Set exercise ▸
Leave out the pictures, and retype only the lines from the beginning of the material through the line that contains "const caldHi = [0.345, 0.318, 0.312, 0.31];", including both.

Data lines ▸
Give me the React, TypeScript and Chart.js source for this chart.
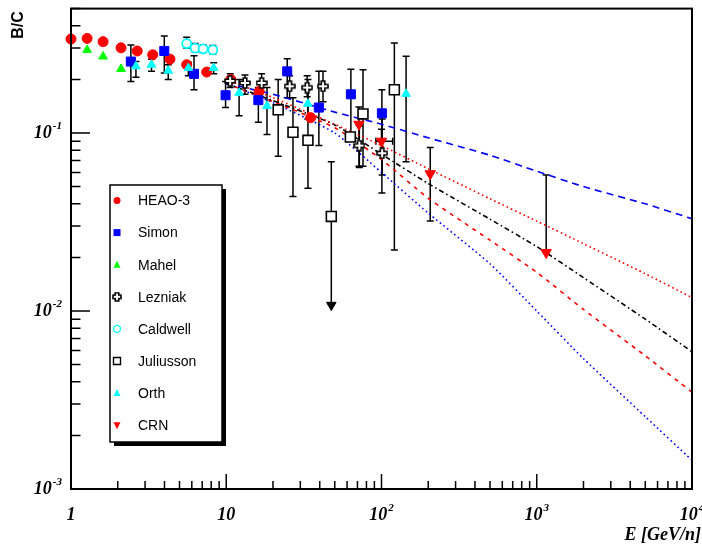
import React, { useEffect, useRef } from "react";
import { Chart, registerables } from "chart.js";
Chart.register(...registerables);

// ---------- data (E in GeV/n, B/C ratio) ----------
const heaoE = [1.0, 1.27, 1.61, 2.1, 2.67, 3.36, 4.34, 5.56, 7.48, 10.7, 16.3, 35];
const heaoBC = [0.337, 0.34, 0.326, 0.301, 0.289, 0.275, 0.26, 0.242, 0.22, 0.2, 0.171, 0.122];

const simonE = [2.43, 3.99, 6.2, 9.9, 16.1, 24.7, 39.5, 63.5, 100.6];
const simonBC = [0.252, 0.289, 0.215, 0.163, 0.153, 0.222, 0.139, 0.165, 0.129];
const simonLo = [0.195, 0.217, 0.175, 0.139, 0.115, 0.158, 0.085, 0.093, 0.046];
const simonHi = [0.312, 0.351, 0.272, 0.195, 0.18, 0.261, 0.222, 0.228, 0.175];

const mahelE = [1.27, 1.61, 2.1];
const mahelBC = [0.293, 0.269, 0.229];

const lezE = [10.6, 13.2, 16.9, 25.6, 33.2, 42, 72, 101];
const lezBC = [0.196, 0.191, 0.191, 0.183, 0.18, 0.183, 0.085, 0.077];
const lezLo = [0.18, 0.165, 0.17, 0.158, 0.16, 0.15, 0.064, 0.058];
const lezHi = [0.215, 0.212, 0.215, 0.21, 0.21, 0.222, 0.11, 0.12];

const caldE = [5.56, 6.3, 7.1, 8.2];
const caldBC = [0.318, 0.3, 0.297, 0.293];
const caldLo = [0.3, 0.285, 0.283, 0.278];
const caldHi = [0.345, 0.318, 0.312, 0.31];

const julE = [21.6, 26.9, 33.6, 47.5, 63, 76, 121];
const julBC = [0.135, 0.101, 0.091, 0.034, 0.095, 0.128, 0.175];
const julLo = [0.074, 0.044, 0.049, 0.0108, 0.09, 0.065, 0.022];
const julHi = [0.2, 0.158, 0.2, 0.069, 0.1, 0.227, 0.32];
const julArrowE = [47.5];
const julArrowBC = [0.0108];

const orthE = [2.62, 3.3, 4.23, 5.7, 8.3, 12.1, 18.3, 33.5, 144];
const orthBC = [0.237, 0.242, 0.224, 0.232, 0.232, 0.168, 0.142, 0.146, 0.166];
const orthLo = [0.206, 0.222, 0.2, 0.21, 0.215, 0.125, 0.098, 0.12, 0.069];
const orthHi = [0.252, 0.26, 0.242, 0.25, 0.248, 0.2, 0.18, 0.175, 0.27];

const crnE = [71.6, 100, 206, 1150];
const crnBC = [0.112, 0.09, 0.059, 0.0213];
const crnLo = [0.065, 0.075, 0.032, null];
const crnHi = [0.14, 0.105, 0.083, 0.058];
const crnXLo = [null, 92, null, null];
const crnXHi = [null, 118, null, null];

// model curves
const modelE = [10, 20, 50, 100, 200, 500, 1000, 2000, 5000, 10000];
const blueDashed = [0.19, 0.165, 0.131, 0.112, 0.094, 0.075, 0.061, 0.05, 0.04, 0.033];
const redDotted = [0.2, 0.158, 0.112, 0.085, 0.063, 0.0427, 0.032, 0.0239, 0.0162, 0.0119];
const blackDashDot = [0.19, 0.152, 0.111, 0.076, 0.052, 0.0328, 0.023, 0.0154, 0.009, 0.0059];
const redDashed = [0.19, 0.15, 0.107, 0.071, 0.043, 0.025, 0.0165, 0.0102, 0.0056, 0.0035];
const blueDotted = [0.19, 0.148, 0.1, 0.06, 0.0355, 0.0184, 0.01, 0.0054, 0.00255, 0.00145];

const xTickValues = [1, 10, 100, 1000, 10000];
const xTickExp = ["", "", "2", "3", "4"];
const xTickBase = ["1", "10", "10", "10", "10"];
const yTickValues = [0.001, 0.01, 0.1];
const yTickExp = ["-3", "-2", "-1"];

const legendLabels = ["HEAO-3", "Simon", "Mahel", "Lezniak", "Caldwell", "Juliusson", "Orth", "CRN"];
const legendKinds = ["circle", "square", "triGreen", "cross", "circleOpen", "squareOpen", "triCyan", "triDown"];

const xMin = 1, xMax = 10000, yMin = 0.001, yMax = 0.5;

function pts(E: number[], V: number[]) {
  return E.map((e, i) => ({ x: e, y: V[i] }));
}

function makeCross(size: number) {
  const c = document.createElement("canvas");
  c.width = size; c.height = size;
  const g = c.getContext("2d")!;
  const m = size / 2, a = 1.8, L = size / 2 - 1;
  g.beginPath();
  g.moveTo(m - a, m - L); g.lineTo(m + a, m - L); g.lineTo(m + a, m - a);
  g.lineTo(m + L, m - a); g.lineTo(m + L, m + a); g.lineTo(m + a, m + a);
  g.lineTo(m + a, m + L); g.lineTo(m - a, m + L); g.lineTo(m - a, m + a);
  g.lineTo(m - L, m + a); g.lineTo(m - L, m - a); g.lineTo(m - a, m - a);
  g.closePath();
  g.fillStyle = "#fff"; g.fill();
  g.strokeStyle = "#000"; g.lineWidth = 1.6; g.stroke();
  return c;
}

const mainFont = "bold italic 18px 'Liberation Serif'";
const supFont = "bold italic 11px 'Liberation Serif'";

function drawPow(ctx: CanvasRenderingContext2D, base: string, exp: string, x: number, y: number, align: string) {
  ctx.font = mainFont;
  const wb = ctx.measureText(base).width;
  ctx.font = supFont;
  const we = exp ? ctx.measureText(exp).width + 1 : 0;
  const total = wb + we;
  const left = align === "center" ? x - total / 2 : align === "right" ? x - total : x;
  ctx.textAlign = "left";
  ctx.textBaseline = "middle";
  ctx.fillStyle = "#000";
  ctx.font = mainFont;
  ctx.fillText(base, left, y);
  if (exp) {
    ctx.font = supFont;
    ctx.fillText(exp, left + wb + 1, y - 7);
  }
}

function drawMarker(ctx: CanvasRenderingContext2D, kind: string, x: number, y: number) {
  ctx.save();
  ctx.lineWidth = 1.4;
  ctx.beginPath();
  if (kind === "circle") {
    ctx.fillStyle = "#ff0000"; ctx.arc(x, y, 3.5, 0, Math.PI * 2); ctx.fill();
  } else if (kind === "square") {
    ctx.fillStyle = "#0000ff"; ctx.fillRect(x - 3.5, y - 3.5, 7, 7);
  } else if (kind === "triGreen" || kind === "triCyan") {
    ctx.fillStyle = kind === "triGreen" ? "#00ff00" : "#00ffff";
    ctx.moveTo(x, y - 4); ctx.lineTo(x + 3.5, y + 3); ctx.lineTo(x - 3.5, y + 3); ctx.closePath(); ctx.fill();
  } else if (kind === "triDown") {
    ctx.fillStyle = "#ff0000";
    ctx.moveTo(x, y + 4); ctx.lineTo(x + 3.5, y - 3); ctx.lineTo(x - 3.5, y - 3); ctx.closePath(); ctx.fill();
  } else if (kind === "cross") {
    ctx.drawImage(makeCross(10), x - 5, y - 5);
  } else if (kind === "circleOpen") {
    ctx.strokeStyle = "#00ffff"; ctx.fillStyle = "#fff"; ctx.arc(x, y, 3.5, 0, Math.PI * 2); ctx.fill(); ctx.stroke();
  } else if (kind === "squareOpen") {
    ctx.strokeStyle = "#000"; ctx.fillStyle = "#fff"; ctx.rect(x - 3.5, y - 3.5, 7, 7); ctx.fill(); ctx.stroke();
  }
  ctx.restore();
}

const errorSets = [
  { E: simonE, V: simonBC, lo: simonLo, hi: simonHi },
  { E: lezE, V: lezBC, lo: lezLo, hi: lezHi },
  { E: caldE, V: caldBC, lo: caldLo, hi: caldHi },
  { E: julE, V: julBC, lo: julLo, hi: julHi },
  { E: orthE, V: orthBC, lo: orthLo, hi: orthHi },
  { E: crnE, V: crnBC, lo: crnLo, hi: crnHi },
];

const errorPlugin = {
  id: "errbars",
  beforeDatasetsDraw(chart: any) {
    const { ctx, scales } = chart;
    const xs = scales.x, ys = scales.y;
    ctx.save();
    ctx.strokeStyle = "#000";
    ctx.lineWidth = 1.5;
    const cap = 3.5;
    for (const s of errorSets) {
      for (let i = 0; i < s.E.length; i++) {
        const lo = s.lo[i], hi = s.hi[i];
        if (lo == null && hi == null) continue;
        const px = xs.getPixelForValue(s.E[i]);
        const yl = ys.getPixelForValue(lo == null ? s.V[i] : lo);
        const yh = ys.getPixelForValue(hi == null ? s.V[i] : hi);
        ctx.beginPath();
        ctx.moveTo(px, yh); ctx.lineTo(px, yl);
        if (hi != null) { ctx.moveTo(px - cap, yh); ctx.lineTo(px + cap, yh); }
        if (lo != null) { ctx.moveTo(px - cap, yl); ctx.lineTo(px + cap, yl); }
        ctx.stroke();
      }
    }
    // horizontal error bars (CRN)
    for (let i = 0; i < crnE.length; i++) {
      const a = crnXLo[i], b = crnXHi[i];
      if (a == null || b == null) continue;
      const py = ys.getPixelForValue(crnBC[i]);
      const x1 = xs.getPixelForValue(a), x2 = xs.getPixelForValue(b);
      ctx.beginPath();
      ctx.moveTo(x1, py); ctx.lineTo(x2, py);
      ctx.moveTo(x1, py - cap); ctx.lineTo(x1, py + cap);
      ctx.moveTo(x2, py - cap); ctx.lineTo(x2, py + cap);
      ctx.stroke();
    }
    ctx.restore();
  },
};

const framePlugin = {
  id: "rootframe",
  afterDraw(chart: any) {
    const { ctx, chartArea, scales } = chart;
    const xs = scales.x, ys = scales.y;
    const { left, right, top, bottom } = chartArea;
    ctx.save();
    // frame
    ctx.strokeStyle = "#000";
    ctx.lineWidth = 2;
    ctx.strokeRect(left, top, right - left, bottom - top);
    // x ticks
    ctx.lineWidth = 1.5;
    ctx.beginPath();
    for (let d = 0; d < 4; d++) {
      for (let m = 1; m <= 9; m++) {
        const v = m * Math.pow(10, d);
        const px = xs.getPixelForValue(v);
        const len = m === 1 ? 15 : 8;
        ctx.moveTo(px, bottom); ctx.lineTo(px, bottom - len);
      }
    }
    // y ticks
    for (let d = -3; d <= -1; d++) {
      for (let m = 1; m <= 9; m++) {
        const v = m * Math.pow(10, d);
        if (v > yMax + 1e-9) continue;
        const py = ys.getPixelForValue(v);
        const len = m === 1 ? 19 : 9.5;
        ctx.moveTo(left, py); ctx.lineTo(left + len, py);
      }
    }
    ctx.stroke();
    // tick labels
    for (let i = 0; i < xTickValues.length; i++) {
      drawPow(ctx, xTickBase[i], xTickExp[i], xs.getPixelForValue(xTickValues[i]), 515, "center");
    }
    for (let i = 0; i < yTickValues.length; i++) {
      drawPow(ctx, "10", yTickExp[i], 62, ys.getPixelForValue(yTickValues[i]), "right");
    }
    // axis titles
    ctx.fillStyle = "#000";
    ctx.font = mainFont;
    ctx.textAlign = "right";
    ctx.textBaseline = "alphabetic";
    ctx.fillText("E [GeV/n]", 701, 540);
    ctx.save();
    ctx.translate(19, 25);
    ctx.rotate(-Math.PI / 2);
    ctx.font = "bold 16px 'Liberation Sans'";
    ctx.textAlign = "center";
    ctx.textBaseline = "middle";
    ctx.fillText("B/C", 0, 0);
    ctx.restore();
    // legend
    const lx = 110, ly = 185, lw = 112, lh = 257;
    ctx.fillStyle = "#000";
    ctx.fillRect(lx + 4, ly + lh, lw, 4);
    ctx.fillRect(lx + lw, ly + 4, 4, lh);
    ctx.fillStyle = "#fff";
    ctx.fillRect(lx, ly, lw, lh);
    ctx.strokeStyle = "#000";
    ctx.lineWidth = 1.5;
    ctx.strokeRect(lx, ly, lw, lh);
    for (let i = 0; i < legendLabels.length; i++) {
      const yy = 200.5 + i * 32.1;
      drawMarker(ctx, legendKinds[i], 117, yy);
      ctx.fillStyle = "#000";
      ctx.font = "14px 'Liberation Sans'";
      ctx.textAlign = "left";
      ctx.textBaseline = "middle";
      ctx.fillText(legendLabels[i], 138, yy + 1);
    }
    ctx.restore();
  },
};

export default function App() {
  const ref = useRef<HTMLCanvasElement | null>(null);
  useEffect(() => {
    if (!ref.current) return;
    const crossImg = makeCross(12);
    const lineDs = (data: number[], color: string, dash: number[]) => ({
      type: "line" as const,
      data: pts(modelE, data),
      showLine: true,
      borderColor: color,
      borderWidth: 1.6,
      borderDash: dash,
      pointRadius: 0,
      fill: false,
      tension: 0.2,
      order: 10,
    });
    const mk = (E: number[], V: number[], style: any, r: number, bg: string, bc: string, bw: number, rot = 0) => ({
      type: "scatter" as const,
      data: pts(E, V),
      pointStyle: style,
      pointRadius: r,
      pointBackgroundColor: bg,
      pointBorderColor: bc,
      pointBorderWidth: bw,
      pointRotation: rot,
      showLine: false,
      clip: false as any,
      order: 1,
    });
    const chart = new Chart(ref.current, {
      type: "scatter",
      data: {
        datasets: [
          lineDs(blueDashed, "#0000ff", [7, 5]),
          lineDs(redDotted, "#ff0000", [1.6, 3]),
          lineDs(blackDashDot, "#000000", [5, 3, 1.6, 3]),
          lineDs(redDashed, "#ff0000", [4, 5]),
          lineDs(blueDotted, "#0000ff", [1.6, 3]),
          mk(caldE, caldBC, "circle", 4.5, "#ffffff", "#00ffff", 1.8),
          mk(julE, julBC, "rect", 7, "#ffffff", "#000000", 1.6),
          mk(julArrowE, julArrowBC, "triangle", 5.5, "#000000", "#000000", 1, 180),
          mk(lezE, lezBC, crossImg, 6, "#fff", "#000", 1),
          mk(mahelE, mahelBC, "triangle", 5, "#00ff00", "#00ff00", 1),
          mk(orthE, orthBC, "triangle", 5, "#00ffff", "#00ffff", 1),
          mk(simonE, simonBC, "rect", 6.4, "#0000ff", "#0000ff", 1),
          mk(heaoE, heaoBC, "circle", 5, "#ff0000", "#ff0000", 1),
          mk(crnE, crnBC, "triangle", 6, "#ff0000", "#ff0000", 1, 180),
        ] as any,
      },
      options: {
        responsive: false,
        animation: false,
        devicePixelRatio: 1,
        layout: { padding: { left: 71, top: 3, right: 10, bottom: 55 } },
        scales: {
          x: { type: "logarithmic", min: xMin, max: xMax, display: false },
          y: { type: "logarithmic", min: yMin, max: yMax, display: false },
        },
        plugins: { legend: { display: false }, tooltip: { enabled: false } },
        events: [],
      },
      plugins: [errorPlugin, framePlugin],
    });
    return () => chart.destroy();
  }, []);
  return (
    <div style={{ position: "absolute", left: 0, top: 0, width: 702, height: 544, background: "#fff" }}>
      <canvas ref={ref} width={702} height={544} style={{ width: 702, height: 544, display: "block" }} />
    </div>
  );
}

Result of the task ▸
Give me the React, TypeScript and Chart.js source for this chart.
import React, { useEffect, useRef } from "react";
import { Chart, registerables } from "chart.js";
Chart.register(...registerables);

// ---------- data (E in GeV/n, B/C ratio) ----------
const heaoE = [1.0, 1.27, 1.61, 2.1, 2.67, 3.36, 4.34, 5.56, 7.48, 10.7, 16.3, 35];
const heaoBC = [0.337, 0.34, 0.326, 0.301, 0.289, 0.275, 0.26, 0.242, 0.22, 0.2, 0.171, 0.122];

const simonE = [2.43, 3.99, 6.2, 9.9, 16.1, 24.7, 39.5, 63.5, 100.6];
const simonBC = [0.252, 0.289, 0.215, 0.163, 0.153, 0.222, 0.139, 0.165, 0.129];
const simonLo = [0.195, 0.217, 0.175, 0.139, 0.115, 0.158, 0.085, 0.093, 0.046];
const simonHi = [0.312, 0.351, 0.272, 0.195, 0.18, 0.261, 0.222, 0.228, 0.175];

const mahelE = [1.27, 1.61, 2.1];
const mahelBC = [0.293, 0.269, 0.229];

const lezE = [10.6, 13.2, 16.9, 25.6, 33.2, 42, 72, 101];
const lezBC = [0.196, 0.191, 0.191, 0.183, 0.18, 0.183, 0.085, 0.077];
const lezLo = [0.18, 0.165, 0.17, 0.158, 0.16, 0.15, 0.064, 0.058];
const lezHi = [0.215, 0.212, 0.215, 0.21, 0.21, 0.222, 0.11, 0.12];

const caldE = [5.56, 6.3, 7.1, 8.2];
const caldBC = [0.318, 0.3, 0.297, 0.293];
const caldLo = [0.3, 0.285, 0.283, 0.278];
const caldHi = [0.345, 0.318, 0.312, 0.31];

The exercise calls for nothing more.